Thompson is new to documentary films but shows no special flair for this kind of work: Mad About the Boy feels like a routine scissors-and-paste job relying as it does exclusively on archive be that in black and white or in colour. In this day and age, the film can be frank about Coward’s homosexuality: it references his relationships with Jack Wilson and Alan Webb for example. It also brings in two significant voices, his long-term companion Graham Payn and his secretary Cole Lesley, but these are inevitably old comments and the only real insights into Coward’s life as a gay man stem from his private thoughts in his diaries. As for the film extracts incorporated, many are highly familiar ranging from In Which We Serve to The Italian Job, but there are also more novel moments represented such as Coward’s TV specials with Mary Martin and his appearance at the Royal Court Theatre in a special one-day presentation of Arnold Wesker’s play The Kitchen. Furthermore, I was interested to discover that Coward himself participated in a TV movie version of Blithe Spirit in 1956 appearing alongside Claudette Colbert and Lauren Bacall. It will also be news to many that Coward turned down an offer to play the villain in Dr. No and that Sinatra’s professed admiration added to the impact of Coward’s first cabaret shows in Las Vegas which became the stuff of legend.

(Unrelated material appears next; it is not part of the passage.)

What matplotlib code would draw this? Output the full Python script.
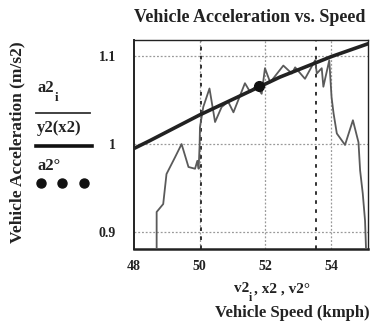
import matplotlib
matplotlib.use('Agg')
import matplotlib.pyplot as plt
from matplotlib.lines import Line2D

# measured data (a2_i vs v2_i)
v2 = [48.69, 48.69, 48.89, 48.99, 49.25, 49.45, 49.66, 49.86, 49.93, 49.97,
      50.00, 50.01, 50.11, 50.30, 50.47, 50.67, 50.87, 51.03, 51.38, 51.54,
      51.72, 51.89, 51.99, 52.15, 52.55, 52.81, 52.91, 53.21, 53.52, 53.57,
      53.72, 53.77, 53.95, 54.02, 54.08, 54.18, 54.43, 54.67, 54.84, 54.89,
      54.97, 55.04, 55.08]
a2 = [0.870, 0.923, 0.932, 0.966, 0.985, 1.000, 0.974, 0.972, 0.981, 0.972,
      1.000, 1.019, 1.042, 1.063, 1.025, 1.042, 1.048, 1.036, 1.069, 1.059,
      1.066, 1.057, 1.086, 1.070, 1.089, 1.080, 1.087, 1.074, 1.095, 1.080,
      1.086, 1.065, 1.095, 1.053, 1.035, 1.012, 0.999, 1.027, 1.002, 0.970,
      0.944, 0.913, 0.870]

# fitted curve y2(x2)
x2 = [48.0, 48.49, 50.0, 52.45, 54.0, 55.15]
y2 = [0.995, 1.004, 1.033, 1.076, 1.099, 1.114]

# single operating point a2° at v2°
v2o = [51.81]
a2o = [1.066]

# vertical markers
markers_x = [50.03, 53.55]

xticks = [48, 50, 52, 54]
yticks = [0.9, 1.0, 1.1]
yticklabels = ['0.9', '1', '1.1']

W, H = 370, 323
fig = plt.figure(figsize=(W / 100, H / 100), dpi=100)
ax = fig.add_axes([134 / W, 1 - 249 / H, (368 - 134) / W, (249 - 40) / H])

serif = ['Liberation Serif', 'DejaVu Serif']

ax.set_xlim(48, 55.13)
ax.set_ylim(0.881, 1.118)

# grid
for x in [50, 52, 54]:
    ax.axvline(x, color='#999999', lw=0.9, ls=(0, (1.5, 1.5)), zorder=1)
for y in yticks:
    ax.axhline(y, color='#999999', lw=0.9, ls=(0, (1.5, 1.5)), zorder=1)

for mx in markers_x:
    ax.axvline(mx, color='#222222', lw=1.3, ls=(0, (2, 3)), zorder=2)

ax.plot(v2, a2, color='#5a5a5a', lw=1.3, zorder=3)
ax.plot(x2, y2, color='#222222', lw=2.6, zorder=4)
ax.plot(v2o, a2o, 'o', color='#111111', ms=7, zorder=5)

ax.set_xticks(xticks)
ax.set_xticklabels([str(t) for t in xticks])
ax.set_yticks(yticks)
ax.set_yticklabels(yticklabels)
ax.tick_params(axis='x', length=0, labelsize=10, pad=8)
ax.tick_params(axis='y', length=0, labelsize=10, pad=13)
for lab in ax.get_xticklabels() + ax.get_yticklabels():
    lab.set_fontfamily(serif)
    lab.set_fontweight('bold')
    lab.set_color('#222222')

for s in ax.spines.values():
    s.set_color('#222222')
    s.set_linewidth(1.0)
ax.spines['bottom'].set_linewidth(1.8)
ax.spines['left'].set_linewidth(1.4)

tkw = dict(fontfamily=serif, fontweight='bold', color='#222222')

fig.text(250 / W, 1 - 18 / H, 'Vehicle Acceleration vs. Speed',
         ha='center', va='center', fontsize=13, **tkw)
fig.text(17 / W, 1 - 142 / H, 'Vehicle Acceleration (m/s2)',
         ha='center', va='center', rotation=90, fontsize=12.5, **tkw)

# legend on the left (Mathcad style)
fig.text(37 / W, 1 - 88 / H, 'a2', ha='left', va='center', fontsize=12, **tkw)
fig.text(55 / W, 1 - 98 / H, 'i', ha='left', va='center', fontsize=9.5, **tkw)
fig.add_artist(Line2D([36 / W, 90 / W], [1 - 113 / H, 1 - 113 / H],
                      color='#333333', lw=1.3, transform=fig.transFigure))
fig.text(37 / W, 1 - 128 / H, 'y2(x2)', ha='left', va='center', fontsize=12, **tkw)
fig.add_artist(Line2D([36 / W, 92 / W], [1 - 146 / H, 1 - 146 / H],
                      color='#111111', lw=2.6, transform=fig.transFigure))
fig.text(37 / W, 1 - 166 / H, 'a2°', ha='left', va='center', fontsize=12, **tkw)
fig.add_artist(Line2D([41 / W, 62 / W, 84 / W], [1 - 183 / H] * 3,
                      ls='none', marker='o', ms=6.5, color='#111111',
                      transform=fig.transFigure))

# x axis labels
fig.text(234 / W, 1 - 289 / H, 'v2', ha='left', va='center', fontsize=11, **tkw)
fig.text(249 / W, 1 - 298 / H, 'i', ha='left', va='center', fontsize=8.5, **tkw)
fig.text(254 / W, 1 - 289 / H, ', x2 , v2°', ha='left', va='center', fontsize=11, **tkw)
fig.text(292 / W, 1 - 313 / H, 'Vehicle Speed (kmph)', ha='center', va='center',
         fontsize=12, **tkw)

fig.savefig('out.png', dpi=100)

But for all the footage available to reflect Coward’s life Thompson becomes desperate when seeking images to link with descriptions of his work for the British Secret Service during the Second World War. To illustrate it through a number of clips showing him in the 1959 film of Graham Greene’s Our Man in Havana feels ridiculous and will surely puzzle those unfamiliar with Carol Reed’s film. I suspect that elsewhere a brief clip from The Astonished Heart again stands in and such touches as writing words on the screen as was done so effectively by Asif Kapadia during certain songs in his film about Amy Winehouse make no impact here. Mad About the Boy gets by, but it fails to come to life in a way that would make it a memorable exploration of Noël Coward the man and the artist. He deserves better - but for that perhaps we needed a film made some time ago and one that featured colleagues still around and able to reminisce on times past in a vivid manner.

MANSEL STIMPSON

Featuring
the voices of Alan Cumming and Rupert Everett.

Dir Barnaby Thompson, Pro Barnaby Thompson and Gregor Cameron, Screenplay Barnaby Thompson, Ed Ben Hilton, Music Rael Jones.

Fragile Films/Unigram/BBC Film/AI Film/Warner Music Entertainment-Altitude Film Entertainment.
92 mins. UK. 2023. UK Rel: 2 June 2023. Cert. 12A.